2013, Kendra says, was a “perfect storm, a bountiful apple harvest” with gorgeous sweet globes hanging from the trees. The Kollings sorrowfully sold some 5,000 pounds of excellent fruit to a vinegar producer to pay Manzana within its new 30-day limit on 5,000 cases of product, leaving them 15,000 cases short.
Kaido says that she won’t “comment on it except to say that the reason we had to do that was because we ran out of warehouse space. We need the co-packers to not just store their products in our warehouses.”
What’s more, Kolling says that Manzana is no longer merely a co-packer but actually competes against them with its North Coast products, sourced from out-of-state apples (think: Arizona) which can, with perfect legality, be labeled “Made in Sebastopol,” because that in fact is where the juice is squeezed (Graton purists notwithstanding).
Kaido answers, “No, we get all we can from the local growers, and if that isn’t enough, we go into wherever we can in the United States where we can get good apples.”
Going to another co-packer, Kolling says, is a fiscal impossibility. When factoring in trucking costs and the bruises of travel, it doesn’t make sense for Nana Mae to find another Bay Area co-packing facility. It makes more sense to shut down.
“This is a very pivotal point in our operation,” she says, “because of what we offer in the local food economy. We suspend the local food harvest and put it on the shelf for folks. Right now we don’t know if we’ll be able to continue that because we just can’t come up with the money.”
As a self-described “good, industrious, farmer’s wife,” Kolling has launched her own Farmer’s Wife label, selling apple-positive sandwiches and salads at farmers’ markets to help support their family of five. There are rumors of hard cider production. But Nana Mae’s is at an impasse.

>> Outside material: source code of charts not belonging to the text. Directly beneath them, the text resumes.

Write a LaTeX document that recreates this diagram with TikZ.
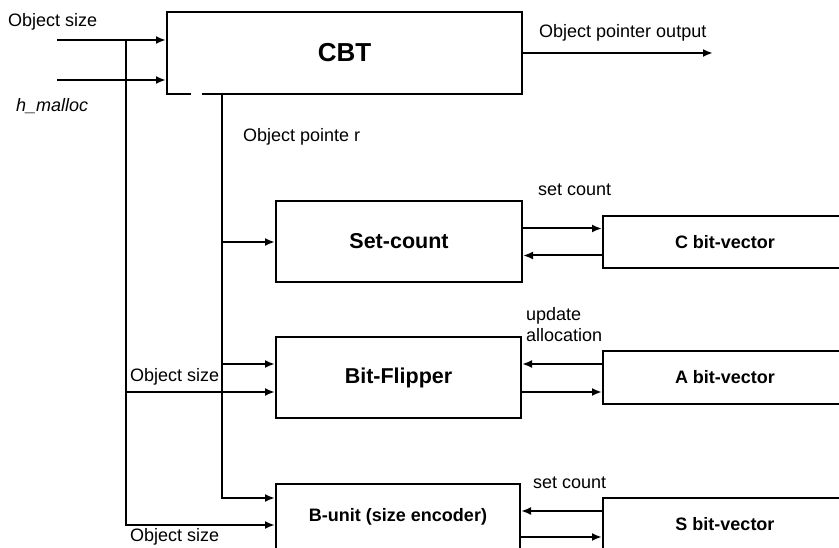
\documentclass[tikz,border=0pt]{standalone}
\usepackage{fontspec}
\setmainfont{Liberation Sans}
\usepackage{tikz}
\usetikzlibrary{positioning,arrows.meta,calc}

\begin{document}
\begin{tikzpicture}[
x=1pt, y=-1pt,
box/.style={draw, line width=2pt, align=center, font=\fontsize{21.5}{24}\selectfont\bfseries},
vecbox/.style={box, minimum width=244pt, minimum height=52pt, font=\fontsize{18}{21}\selectfont\bfseries},
lbl/.style={inner sep=0pt, anchor=west, align=left, font=\fontsize{18}{21}\selectfont},
arrow/.style={-{Latex[length=10pt,width=8pt]}, line width=2pt}
]
\path[use as bounding box, clip] (0,0) rectangle (839,548);
% main blocks
\node[box, minimum width=355pt, minimum height=82pt, font=\fontsize{26}{30}\selectfont\bfseries] (cbt) at (344.5,53) {CBT};
\node[box, minimum width=246pt, minimum height=81pt] (setc) at (399,241.5) {Set-count};
\node[box, minimum width=245pt, minimum height=81pt] (flip) at (398.5,377.5) {Bit-Flipper};
\node[box, minimum width=244pt, minimum height=66pt, font=\fontsize{18}{21}\selectfont\bfseries] (bunit) at (398,517) {B-unit (size encoder)};
% bit vectors
\node[vecbox] (cvec) at (725,242) {C bit-vector};
\node[vecbox] (avec) at (725,377.5) {A bit-vector};
\node[vecbox] (svec) at (725,524) {S bit-vector};
% gap in the CBT frame
\draw[white, line width=4pt] ($(cbt.south west)+(25,0)$) -- ($(cbt.south west)+(36,0)$);

% inputs
\coordinate (szin) at (57,40);
\coordinate (hin) at (57,80);
\coordinate (out) at (713,53);
\node[lbl] (szlbl) at (8,22) {Object size};
\node[lbl, font=\fontsize{18}{21}\selectfont\itshape] (hlbl) at (16,106) {h\_malloc};
\draw[arrow] (szin) -- (szin -| cbt.west);
\draw[arrow] (hin) -- (hin -| cbt.west);
\draw[arrow] (cbt.east) -- (out);
\node[lbl] (outlbl) at (539,33) {Object pointer output};

% object size trunk
\coordinate (sztop) at (126,40);
\coordinate (szflip) at (126,392);
\coordinate (szbot) at (126,525);
\draw[arrow] (sztop) -- (szbot) -- (szbot -| bunit.west);
\draw[arrow] (szflip) -- (szflip -| flip.west);
\node[lbl] (szlbl2) at (130,377) {Object size};
\node[lbl] (szlbl3) at (130,537) {Object size};

% object pointer trunk
\coordinate (ptop) at (222,94);
\coordinate (pset) at (222,242);
\coordinate (pflip) at (222,364);
\coordinate (pbot) at (222,498);
\draw[arrow] (ptop) -- (pbot) -- (pbot -| bunit.west);
\draw[arrow] (pset) -- (pset -| setc.west);
\draw[arrow] (pflip) -- (pflip -| flip.west);
\node[lbl] (ptrlbl) at (243,137) {Object pointe r};

% set-count <-> C bit-vector
\draw[arrow] ([yshift=13.5pt]cvec.west -| setc.east) -- ([yshift=13.5pt]cvec.west);
\draw[arrow] ([yshift=-13.5pt]cvec.west) -- ([yshift=-13.5pt]cvec.west -| setc.east);
\node[lbl] (setlbl) at (538,190) {set count};

% bit-flipper <-> A bit-vector
\draw[arrow] ([yshift=13.5pt]avec.west) -- ([yshift=13.5pt]avec.west -| flip.east);
\draw[arrow] ([yshift=-14.5pt]avec.west -| flip.east) -- ([yshift=-14.5pt]avec.west);
\node[lbl] (updlbl) at (526,325) {update\\allocation};

% b-unit <-> S bit-vector
\draw[arrow] ([yshift=13pt]svec.west) -- ([yshift=13pt]svec.west -| bunit.east);
\draw[arrow] ([yshift=-13pt]svec.west -| bunit.east) -- ([yshift=-13pt]svec.west);
\node[lbl] (setlbl2) at (533,483) {set count};
\end{tikzpicture}
\end{document}
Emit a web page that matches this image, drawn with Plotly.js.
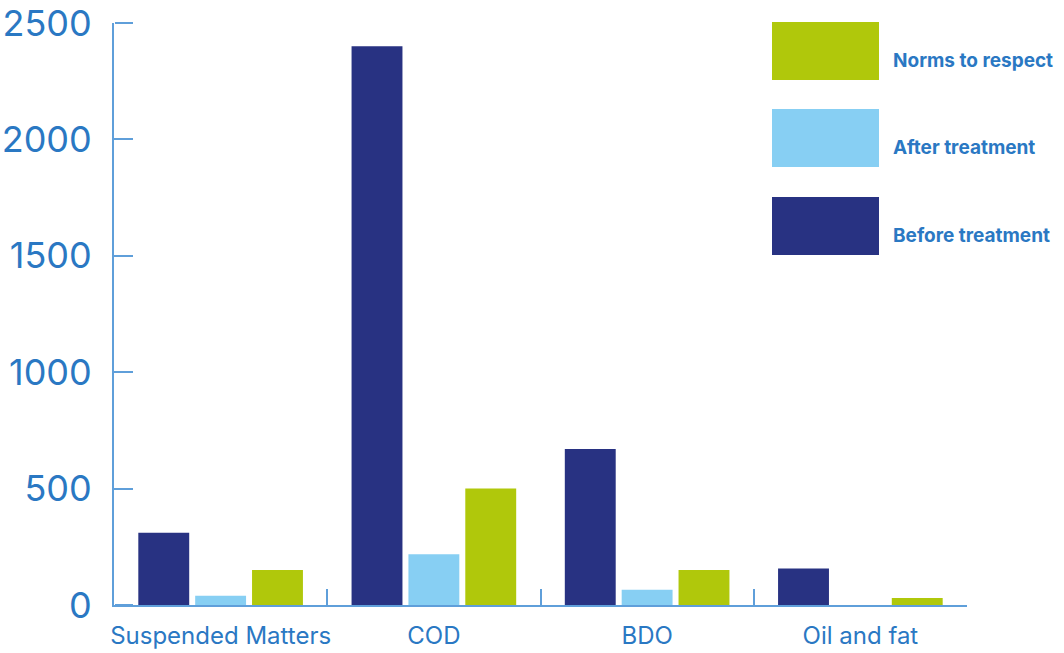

“It’s a tough game and we struggle,” Kolling says. “A lot of people looking in from the outside think that we’re a big successful company, and that’s because we hustle and we work hard. Our margin is very small and our return on the product is very small. Sometimes we wake up and ask ourselves why we’re doing this. We’re into it too deep now.”
She pauses. “We’re entirely dedicated to a local product. If it’s going to sustain itself, that’s to be determined.”